Les employeurs doivent protéger leurs collaborateurs. Pour garantir une application efficace de ce principe et le respect des prescriptions légales, il est indispensable de disposer des connaissances nécessaires. La solution de branche H+ Sécurité au travail et protection de la santé, gérée par l’association des hôpitaux H+ et portée par l’asmac, encourage une mise en œuvre durable de la sécurité au travail et de la protection de la santé dans l’établissement. En plus d’informations utiles, de formations continues et de conseils, elle propose une analyse des données permettant d’identifier les domaines à risque au sein de l’hôpital.
Environ 260 établissements du secteur de la santé dans toute la Suisse sont affiliés à la solution de branche de H+.
www.hplus.ch/fr/securiteautravail

Dans quelle mesure les médecins peuvent-ils s’engager pour protéger leur santé?
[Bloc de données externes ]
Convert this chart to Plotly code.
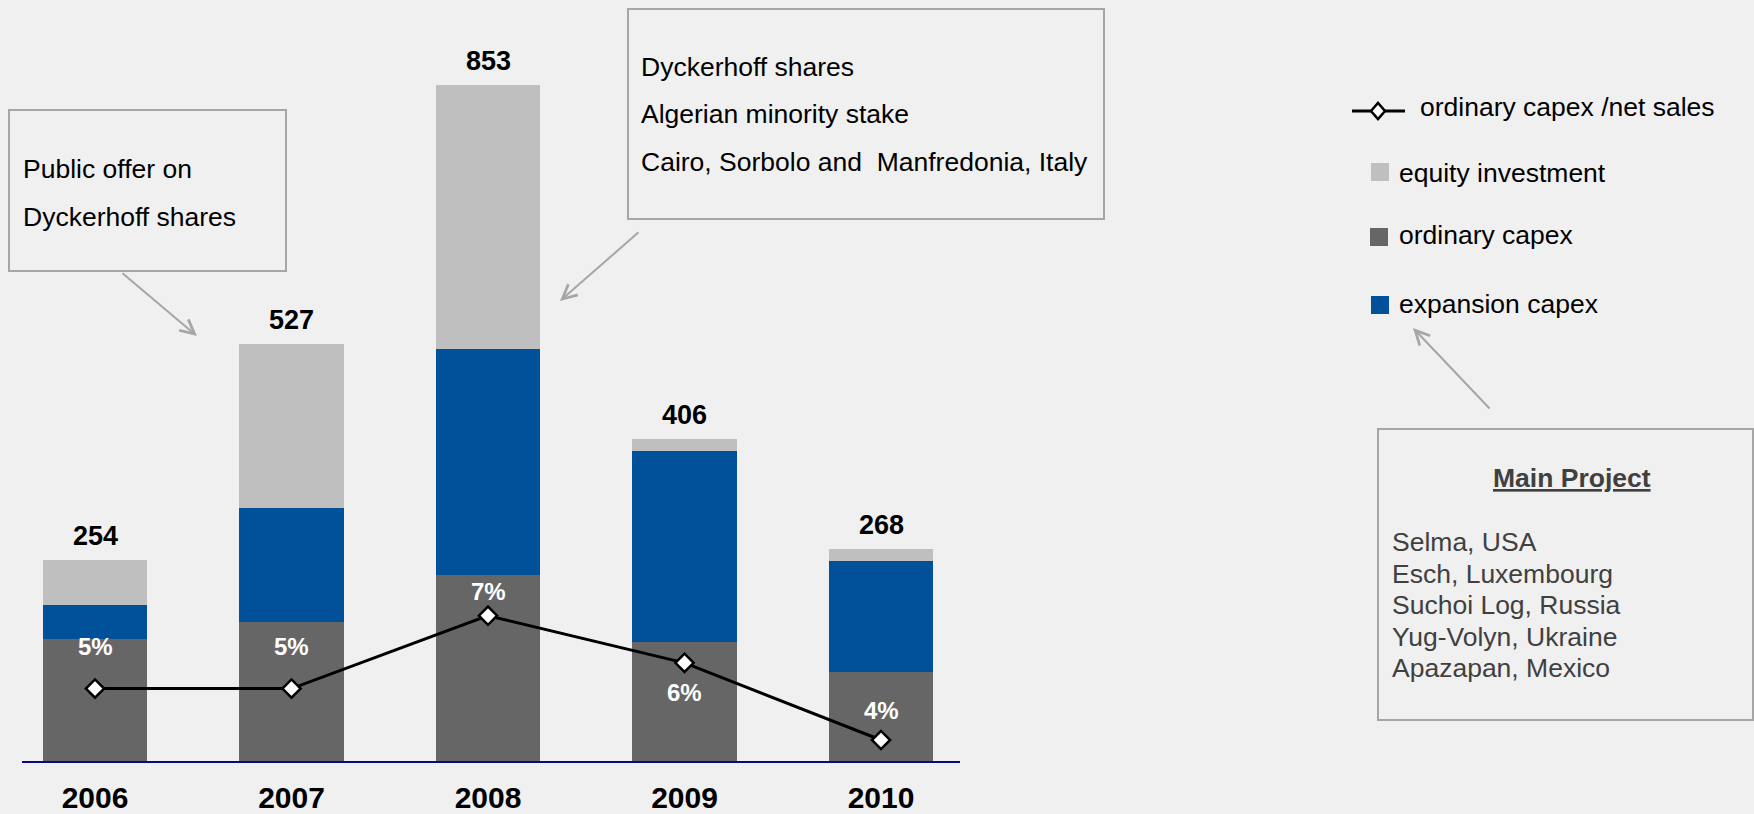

Si un danger menace, les médecins ont le droit d’exiger d’interrompre leur travail jusqu’à ce que le danger soit écarté. Ils devraient aussi informer leurs supérieurs des risques et de l’absence de mesures de sécurité, si nécessaire de manière répétée. Si cela ne suffit pas, ils peuvent s’adresser à leur association professionnelle, par exemple à l’asmac. Et si cela ne permet pas de trouver une solution, il est possible, en dernier recours, de faire une déclaration anonyme à l’inspection du travail. Pourtant, les médecins sont parfois confrontés à un autre problème.

C’est-à-dire?

Lorsqu’il s’agit de veiller à leur propre santé, les médecins ont tendance à ne pas voir les choses comme elles sont et à ne pas s’accorder de répit. Une attitude qu’ils n’auraient pas vis-à-vis des autres. Le présentéisme illustre ce phénomène, c’est-à-dire que de nombreuses personnes vont aussi travailler lorsqu’elles sont malades. Cette attitude n’est toutefois pas payante à long terme. Nous devrions donc accorder l’attention nécessaire à notre propre santé.

Biographie express

Médecin de famille au départ, Leonhard Sigel s’est formé dans le domaine de la médecine du travail à partir de 2003, car, outre la possibilité de bien concilier travail et vie de famille, la médecine préventive et la collaboration avec d’autres professions l’intéressaient aussi. Il a exercé dans différents hôpitaux et travaille aujourd’hui comme médecin du travail au sein du département Sécurité, santé et environnement de l’EPFZ. Il représente l’asmac dans la Commission technique Sécurité au travail et protection de la santé de l’association des hôpitaux H+.